Problem details:
Report every line in the listing below where the string "this" shows up.

(Stored items)
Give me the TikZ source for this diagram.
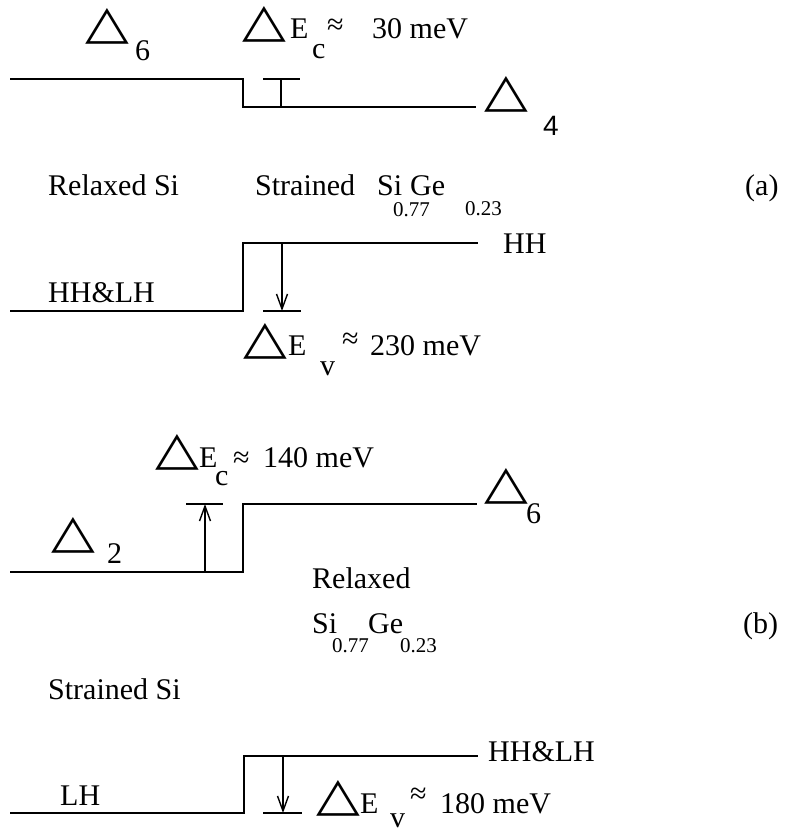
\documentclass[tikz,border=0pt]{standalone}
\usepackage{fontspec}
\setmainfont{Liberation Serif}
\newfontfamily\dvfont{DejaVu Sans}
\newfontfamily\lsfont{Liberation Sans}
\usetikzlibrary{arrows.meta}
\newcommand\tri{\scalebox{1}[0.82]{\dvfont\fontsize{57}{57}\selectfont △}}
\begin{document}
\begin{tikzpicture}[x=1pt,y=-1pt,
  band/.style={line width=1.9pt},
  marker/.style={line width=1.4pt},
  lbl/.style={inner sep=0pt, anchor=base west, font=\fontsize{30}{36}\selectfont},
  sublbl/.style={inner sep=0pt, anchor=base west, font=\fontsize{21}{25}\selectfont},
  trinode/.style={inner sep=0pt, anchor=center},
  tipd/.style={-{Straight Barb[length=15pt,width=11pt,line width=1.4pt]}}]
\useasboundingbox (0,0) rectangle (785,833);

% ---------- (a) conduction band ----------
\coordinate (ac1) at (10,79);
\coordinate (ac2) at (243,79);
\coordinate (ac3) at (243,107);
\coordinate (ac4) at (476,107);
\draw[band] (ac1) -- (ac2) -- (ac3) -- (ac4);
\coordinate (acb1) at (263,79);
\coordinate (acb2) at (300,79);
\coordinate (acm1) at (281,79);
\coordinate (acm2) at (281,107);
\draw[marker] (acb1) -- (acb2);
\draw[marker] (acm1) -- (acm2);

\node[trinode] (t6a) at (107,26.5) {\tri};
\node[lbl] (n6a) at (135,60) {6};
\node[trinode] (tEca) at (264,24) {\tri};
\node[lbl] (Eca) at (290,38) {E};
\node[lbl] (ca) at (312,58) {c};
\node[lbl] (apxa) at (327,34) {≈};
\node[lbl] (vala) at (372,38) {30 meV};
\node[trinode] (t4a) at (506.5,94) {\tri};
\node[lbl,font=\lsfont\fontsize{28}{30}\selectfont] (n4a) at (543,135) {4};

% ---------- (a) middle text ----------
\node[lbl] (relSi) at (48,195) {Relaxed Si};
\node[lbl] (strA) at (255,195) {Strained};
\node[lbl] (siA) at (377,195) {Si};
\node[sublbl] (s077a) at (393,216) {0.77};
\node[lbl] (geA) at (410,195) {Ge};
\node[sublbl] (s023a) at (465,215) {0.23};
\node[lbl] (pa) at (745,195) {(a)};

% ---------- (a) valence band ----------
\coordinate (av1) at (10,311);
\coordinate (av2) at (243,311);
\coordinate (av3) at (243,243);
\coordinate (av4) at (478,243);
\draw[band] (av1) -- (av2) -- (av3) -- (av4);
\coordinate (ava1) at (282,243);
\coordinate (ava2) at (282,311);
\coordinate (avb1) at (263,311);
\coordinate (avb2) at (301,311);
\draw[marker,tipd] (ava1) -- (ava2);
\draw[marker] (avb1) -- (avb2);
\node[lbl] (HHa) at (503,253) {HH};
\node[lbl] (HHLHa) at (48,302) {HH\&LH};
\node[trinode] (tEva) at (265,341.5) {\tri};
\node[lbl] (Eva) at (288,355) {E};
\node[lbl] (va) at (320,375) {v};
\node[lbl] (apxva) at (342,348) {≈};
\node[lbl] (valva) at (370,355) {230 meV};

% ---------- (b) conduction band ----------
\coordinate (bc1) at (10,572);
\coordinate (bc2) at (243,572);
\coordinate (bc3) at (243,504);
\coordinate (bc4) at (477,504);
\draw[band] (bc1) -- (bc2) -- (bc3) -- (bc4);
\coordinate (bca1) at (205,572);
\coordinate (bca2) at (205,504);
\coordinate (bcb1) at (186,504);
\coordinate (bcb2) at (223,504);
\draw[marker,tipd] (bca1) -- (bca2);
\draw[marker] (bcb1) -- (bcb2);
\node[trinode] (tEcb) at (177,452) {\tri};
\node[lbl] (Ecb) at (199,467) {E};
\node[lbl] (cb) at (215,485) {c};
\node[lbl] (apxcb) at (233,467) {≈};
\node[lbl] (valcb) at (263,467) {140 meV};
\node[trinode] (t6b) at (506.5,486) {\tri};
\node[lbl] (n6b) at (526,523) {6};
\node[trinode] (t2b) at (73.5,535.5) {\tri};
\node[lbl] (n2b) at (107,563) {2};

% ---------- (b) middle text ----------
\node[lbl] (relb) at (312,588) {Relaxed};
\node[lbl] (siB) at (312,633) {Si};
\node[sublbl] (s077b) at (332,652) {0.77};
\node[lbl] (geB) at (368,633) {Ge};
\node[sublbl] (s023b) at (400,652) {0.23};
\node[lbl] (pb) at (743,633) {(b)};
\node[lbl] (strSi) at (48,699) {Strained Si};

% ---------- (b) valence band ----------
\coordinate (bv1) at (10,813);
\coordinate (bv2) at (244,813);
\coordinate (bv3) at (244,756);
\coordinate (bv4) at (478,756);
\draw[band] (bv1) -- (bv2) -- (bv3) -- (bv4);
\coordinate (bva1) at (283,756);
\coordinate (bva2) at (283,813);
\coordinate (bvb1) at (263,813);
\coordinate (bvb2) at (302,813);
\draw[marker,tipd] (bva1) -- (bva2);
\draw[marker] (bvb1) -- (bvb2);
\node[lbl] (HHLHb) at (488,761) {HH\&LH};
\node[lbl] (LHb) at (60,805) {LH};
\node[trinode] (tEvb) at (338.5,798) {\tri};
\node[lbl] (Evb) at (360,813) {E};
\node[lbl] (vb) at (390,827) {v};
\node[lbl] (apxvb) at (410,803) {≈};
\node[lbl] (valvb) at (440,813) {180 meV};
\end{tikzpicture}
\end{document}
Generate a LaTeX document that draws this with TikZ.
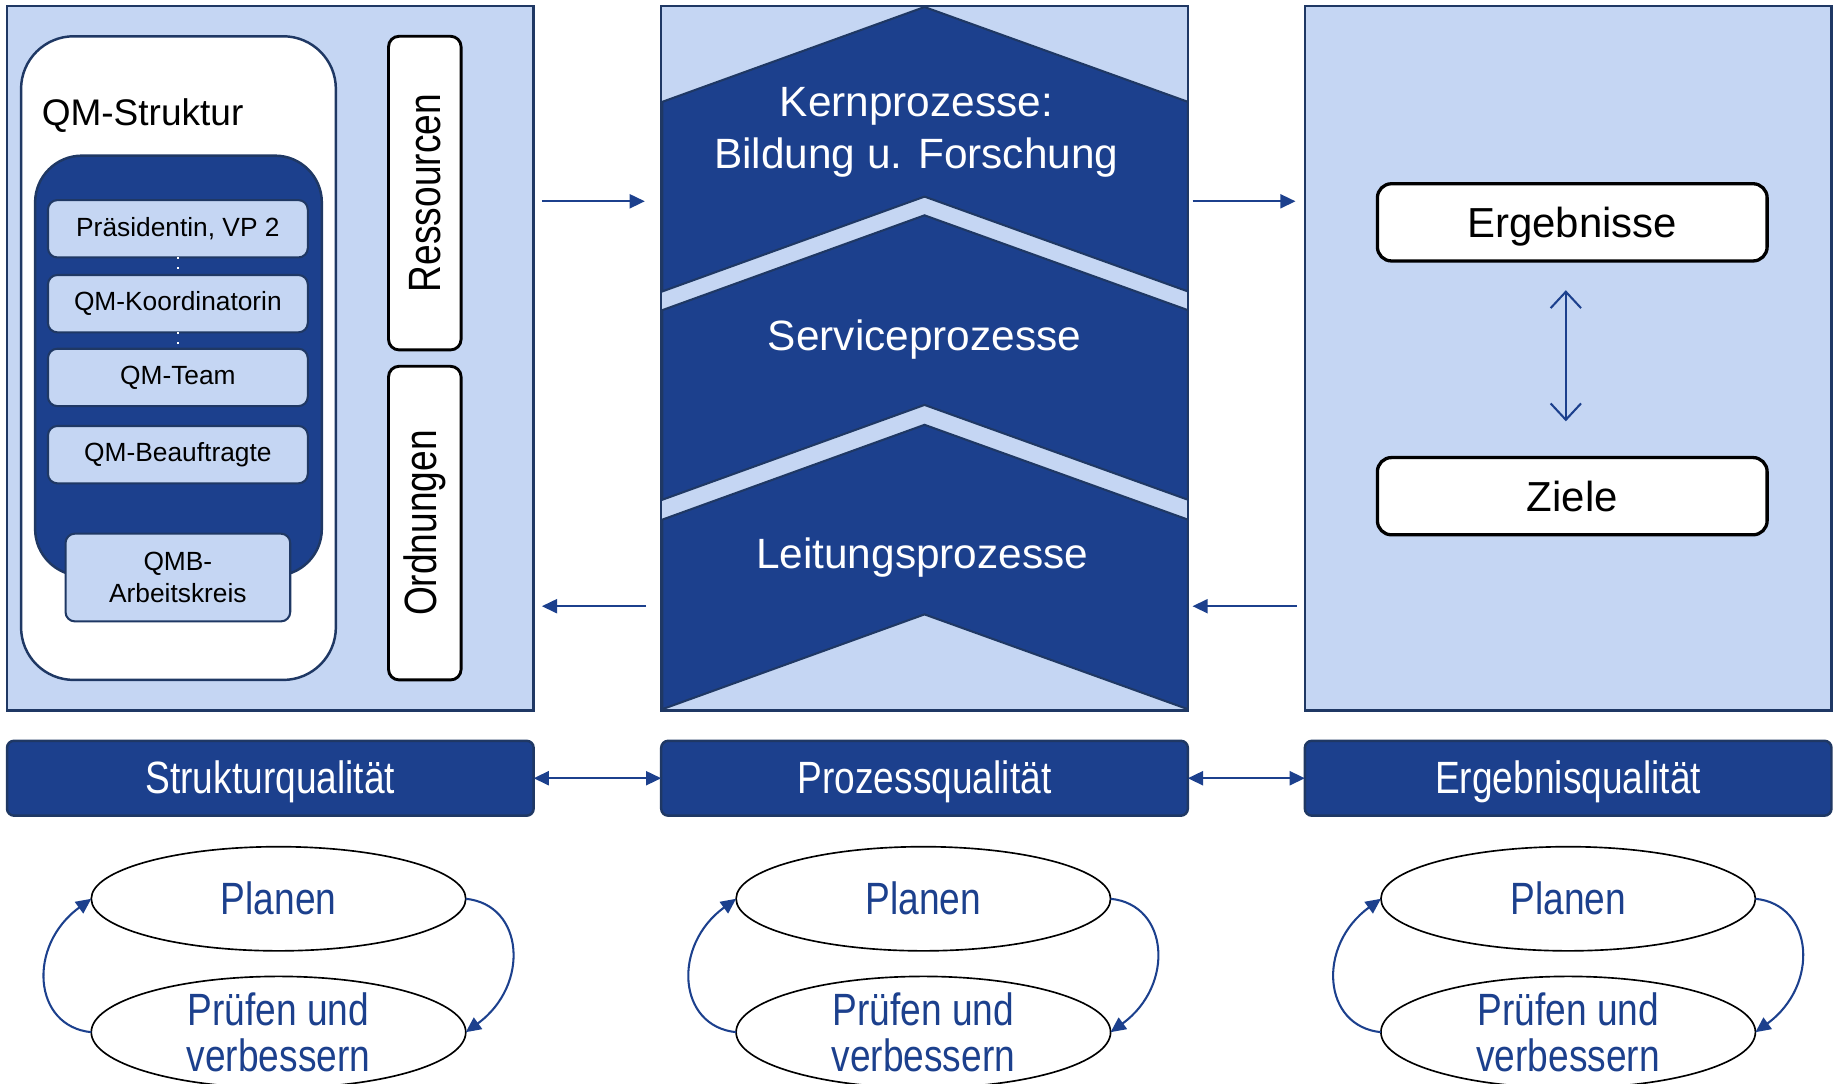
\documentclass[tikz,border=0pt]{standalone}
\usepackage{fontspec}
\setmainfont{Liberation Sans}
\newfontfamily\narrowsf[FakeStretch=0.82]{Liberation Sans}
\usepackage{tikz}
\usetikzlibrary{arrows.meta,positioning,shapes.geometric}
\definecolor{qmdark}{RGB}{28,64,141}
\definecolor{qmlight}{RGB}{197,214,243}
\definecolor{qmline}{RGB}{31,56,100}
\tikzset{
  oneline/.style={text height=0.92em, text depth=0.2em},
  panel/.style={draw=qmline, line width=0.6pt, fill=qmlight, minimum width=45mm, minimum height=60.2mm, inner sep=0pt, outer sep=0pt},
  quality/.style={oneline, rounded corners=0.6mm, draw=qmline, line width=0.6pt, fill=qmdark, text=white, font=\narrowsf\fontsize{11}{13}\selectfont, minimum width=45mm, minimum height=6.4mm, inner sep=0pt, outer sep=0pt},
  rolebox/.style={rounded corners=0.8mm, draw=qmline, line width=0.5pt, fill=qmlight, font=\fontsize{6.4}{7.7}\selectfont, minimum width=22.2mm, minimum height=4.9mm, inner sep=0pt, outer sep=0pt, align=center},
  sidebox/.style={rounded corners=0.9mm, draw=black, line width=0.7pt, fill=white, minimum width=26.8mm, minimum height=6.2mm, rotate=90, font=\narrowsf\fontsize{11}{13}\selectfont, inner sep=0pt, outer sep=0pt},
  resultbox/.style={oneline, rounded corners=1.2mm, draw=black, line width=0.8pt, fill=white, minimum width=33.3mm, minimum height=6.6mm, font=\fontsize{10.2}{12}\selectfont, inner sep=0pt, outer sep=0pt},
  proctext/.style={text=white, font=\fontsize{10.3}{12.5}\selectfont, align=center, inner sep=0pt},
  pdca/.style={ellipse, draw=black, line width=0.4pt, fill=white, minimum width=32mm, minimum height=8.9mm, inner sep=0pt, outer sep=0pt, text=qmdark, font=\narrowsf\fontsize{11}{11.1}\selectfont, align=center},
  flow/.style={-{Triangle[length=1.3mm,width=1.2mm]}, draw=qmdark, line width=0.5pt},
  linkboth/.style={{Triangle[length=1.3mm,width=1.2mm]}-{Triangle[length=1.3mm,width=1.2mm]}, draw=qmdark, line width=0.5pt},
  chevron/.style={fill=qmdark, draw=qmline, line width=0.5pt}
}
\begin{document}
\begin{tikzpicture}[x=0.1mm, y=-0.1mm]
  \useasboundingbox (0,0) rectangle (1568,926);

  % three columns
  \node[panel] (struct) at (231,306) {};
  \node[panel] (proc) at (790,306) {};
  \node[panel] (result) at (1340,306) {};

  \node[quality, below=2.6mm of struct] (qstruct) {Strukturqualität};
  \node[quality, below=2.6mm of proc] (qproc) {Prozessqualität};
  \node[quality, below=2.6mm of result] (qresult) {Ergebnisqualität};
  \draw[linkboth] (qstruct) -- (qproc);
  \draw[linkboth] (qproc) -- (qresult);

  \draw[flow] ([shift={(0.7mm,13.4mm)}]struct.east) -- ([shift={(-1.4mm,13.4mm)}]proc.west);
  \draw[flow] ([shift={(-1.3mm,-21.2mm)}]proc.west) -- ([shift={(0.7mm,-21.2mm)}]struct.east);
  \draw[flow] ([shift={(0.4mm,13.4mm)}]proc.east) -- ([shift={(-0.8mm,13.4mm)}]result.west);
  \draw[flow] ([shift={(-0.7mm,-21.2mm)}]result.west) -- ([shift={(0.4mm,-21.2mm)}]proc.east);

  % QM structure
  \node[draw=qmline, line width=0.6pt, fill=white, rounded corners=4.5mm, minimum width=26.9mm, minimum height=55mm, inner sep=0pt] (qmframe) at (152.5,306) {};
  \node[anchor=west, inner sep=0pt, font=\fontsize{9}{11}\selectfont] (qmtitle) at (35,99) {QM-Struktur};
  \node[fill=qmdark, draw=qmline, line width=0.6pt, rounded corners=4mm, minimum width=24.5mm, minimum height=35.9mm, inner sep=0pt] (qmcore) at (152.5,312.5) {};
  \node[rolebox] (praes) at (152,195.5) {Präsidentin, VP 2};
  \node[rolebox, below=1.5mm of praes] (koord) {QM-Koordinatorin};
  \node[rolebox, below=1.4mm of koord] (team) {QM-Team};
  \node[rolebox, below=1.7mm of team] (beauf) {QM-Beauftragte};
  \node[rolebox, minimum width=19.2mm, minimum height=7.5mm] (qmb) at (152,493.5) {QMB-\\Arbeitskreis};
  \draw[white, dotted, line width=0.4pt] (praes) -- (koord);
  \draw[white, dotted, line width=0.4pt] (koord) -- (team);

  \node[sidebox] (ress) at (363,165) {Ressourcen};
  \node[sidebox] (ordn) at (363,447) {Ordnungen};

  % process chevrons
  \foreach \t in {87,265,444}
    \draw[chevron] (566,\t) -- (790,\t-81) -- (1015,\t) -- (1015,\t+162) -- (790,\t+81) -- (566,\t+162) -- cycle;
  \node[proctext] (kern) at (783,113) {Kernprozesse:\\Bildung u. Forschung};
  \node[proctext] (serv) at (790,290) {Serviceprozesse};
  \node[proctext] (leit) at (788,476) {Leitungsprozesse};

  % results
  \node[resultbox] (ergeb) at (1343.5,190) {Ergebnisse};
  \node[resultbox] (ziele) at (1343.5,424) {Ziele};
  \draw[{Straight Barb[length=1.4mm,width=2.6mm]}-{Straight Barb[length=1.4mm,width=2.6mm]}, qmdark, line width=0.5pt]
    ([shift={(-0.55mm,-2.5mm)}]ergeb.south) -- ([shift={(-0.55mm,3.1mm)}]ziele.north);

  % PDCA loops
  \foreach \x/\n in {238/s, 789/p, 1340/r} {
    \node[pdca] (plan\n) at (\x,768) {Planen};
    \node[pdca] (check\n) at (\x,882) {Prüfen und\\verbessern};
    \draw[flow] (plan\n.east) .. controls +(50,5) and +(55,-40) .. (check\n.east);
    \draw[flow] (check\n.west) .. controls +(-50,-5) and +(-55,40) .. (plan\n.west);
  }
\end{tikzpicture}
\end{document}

Output of the exercise:
Give me the TikZ source for this diagram.
Generate a LaTeX document that draws this with TikZ.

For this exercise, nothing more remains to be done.